Posted by Dino on January 12, 2011

My wife an I were discussing some of the holdings in my portfolio a week or two ago (yes, we actually talk about things like that…strange…I know) and she asked what I was going to do with FCX.  I quickly answered “Unless it drops like rock in the next few weeks I’ll probably hold on to it.  It’s going ex-dividend on the 12th and has a 2:1 split in February.  Never held through a split before so I want to see what that’s all about.”  (It’s true, I’ve never held through a split.  Always closed out before or bought after but never held.)  She cocked her head to the side and looked at me quizzically.  Seemed like she had a little difficulty understanding my reasoning.  “What it’s like?  You wake up the next morning and you have twice the shares at half the price the next morning. What do you mean what it’s like?”

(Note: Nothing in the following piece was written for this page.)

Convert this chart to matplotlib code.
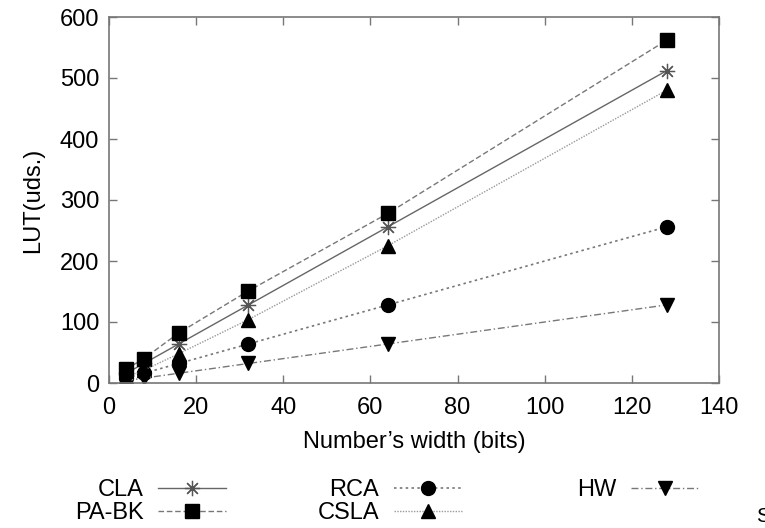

I tried to explain my thoughts to her that I wanted to learn from this but I’m not sure how successful I really was in conveying my goals.  You can learn from charts what the stock trades like but that’s simply a visual representation.  Taking a look at BIDU when it split 10:1 last May you can see it surged into the split then sold off for several days after.  Easy to see right?  It goes up….then comes down.  I bet it was a slightly different experience for those holding onto positions into and through the split.  They had their emotional experience and probably learned a bit more about splits and they can take those lessons with them to their next trade and hopefully they can benefit from riding the BIDU split.

Just a week or so prior to that I had been long some calls in about 3 or 4 different positions.  Couldn’t tell you what they were but that’s not really the point.  On May 6, 2010 I was at work in our lab that afternoon knowing that it was a pretty decent sell-off in the market.  I put my hard stops in just in case and proceeded to go about my work day.  Came back to see my screen full of red…..I looked at the intra-day index charts and thought something was broken at Thinkorswim.  “What the hell is going on?!?!?!” I though to myself.  Checked the news to see what national tragedy struck us but fortunately the largest intra-day drop in the history of the markets was only due to (insert your favorite explanation/reason here).   Since I was only long call options I hardly lost any money that day and quickly learned what affect volatility spikes can have on option premiums.

On April 16, 2010 I was long Goldman Sachs calls and sitting on a very healthy profit.  Set my stops and went on about my work day.  While working at my computer my trade alarms went off.  Knowing I had set them fairly loosely I was a bit surprise….but not as surprised as I was at seeing GS imploding.  I quickly learned it’s great to have stops in place when the SEC announces lawsuits.  I still walked away with a decent profit.

You can’t truly know what it’s like to go through something until you actually live it.  Most of these experiences were out of my control but the best that one can do is taking the things that happen and learn from them.  Take those lessons with you to the next trade and hopefully you will either profit from it or protect capital……as that it our main goal.